Source excerpt →
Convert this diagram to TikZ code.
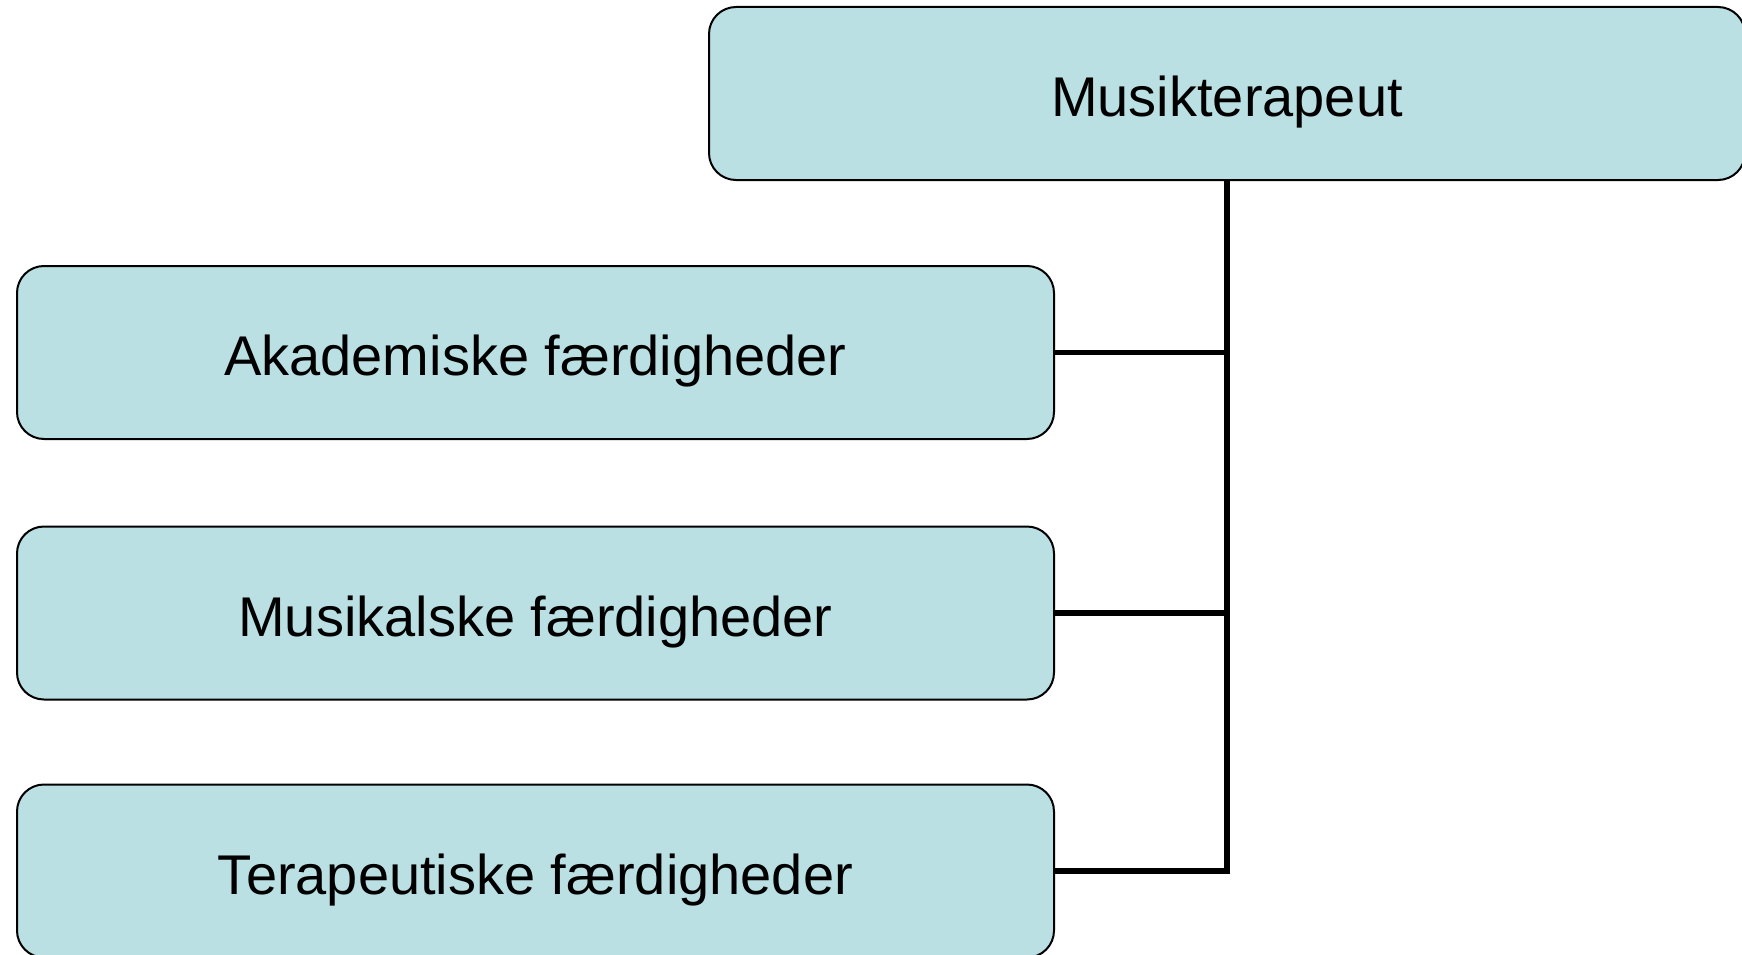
\documentclass[tikz,border=0pt]{standalone}
\usepackage{fontspec}
\setmainfont{Liberation Sans}
\begin{document}
\begin{tikzpicture}[x=1pt,y=-1pt,
  box/.style={draw=black, line width=2pt, fill={rgb,255:red,186;green,224;blue,227}, rounded corners=27pt, minimum height=173pt, inner sep=0pt, text height=46pt, text depth=0pt, font=\fontsize{56}{60}\selectfont},
  conn/.style={draw=black, line width=5.7pt}]
\useasboundingbox (0,0) rectangle (1742,955);
\node[box, minimum width=1036pt] (top) at (1227,93.5) {Musikterapeut};
\node[box, minimum width=1037pt] (a) at (535.5,352.5) {Akademiske færdigheder};
\node[box, minimum width=1037pt] (m) at (535.5,613) {Musikalske færdigheder};
\node[box, minimum width=1037pt] (t) at (535.5,871) {Terapeutiske færdigheder};
\draw[conn] (top.south) -- (top.south |- t.east) -- (t.east);
\draw[conn] (a.east) -- (a.east -| top.south);
\draw[conn] (m.east) -- (m.east -| top.south);
\end{tikzpicture}
\end{document}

Goal of the exercise →
Reproduce the data word for word, excluding its pictures.

Exercise result →
Convert this diagram to TikZ code.
\documentclass[tikz,border=0pt]{standalone}
\usepackage{fontspec}
\setmainfont{Liberation Sans}
\begin{document}
\begin{tikzpicture}[x=1pt,y=-1pt,
  box/.style={draw=black, line width=2pt, fill={rgb,255:red,186;green,224;blue,227}, rounded corners=27pt, minimum height=173pt, inner sep=0pt, text height=46pt, text depth=0pt, font=\fontsize{56}{60}\selectfont},
  conn/.style={draw=black, line width=5.7pt}]
\useasboundingbox (0,0) rectangle (1742,955);
\node[box, minimum width=1036pt] (top) at (1227,93.5) {Musikterapeut};
\node[box, minimum width=1037pt] (a) at (535.5,352.5) {Akademiske færdigheder};
\node[box, minimum width=1037pt] (m) at (535.5,613) {Musikalske færdigheder};
\node[box, minimum width=1037pt] (t) at (535.5,871) {Terapeutiske færdigheder};
\draw[conn] (top.south) -- (top.south |- t.east) -- (t.east);
\draw[conn] (a.east) -- (a.east -| top.south);
\draw[conn] (m.east) -- (m.east -| top.south);
\end{tikzpicture}
\end{document}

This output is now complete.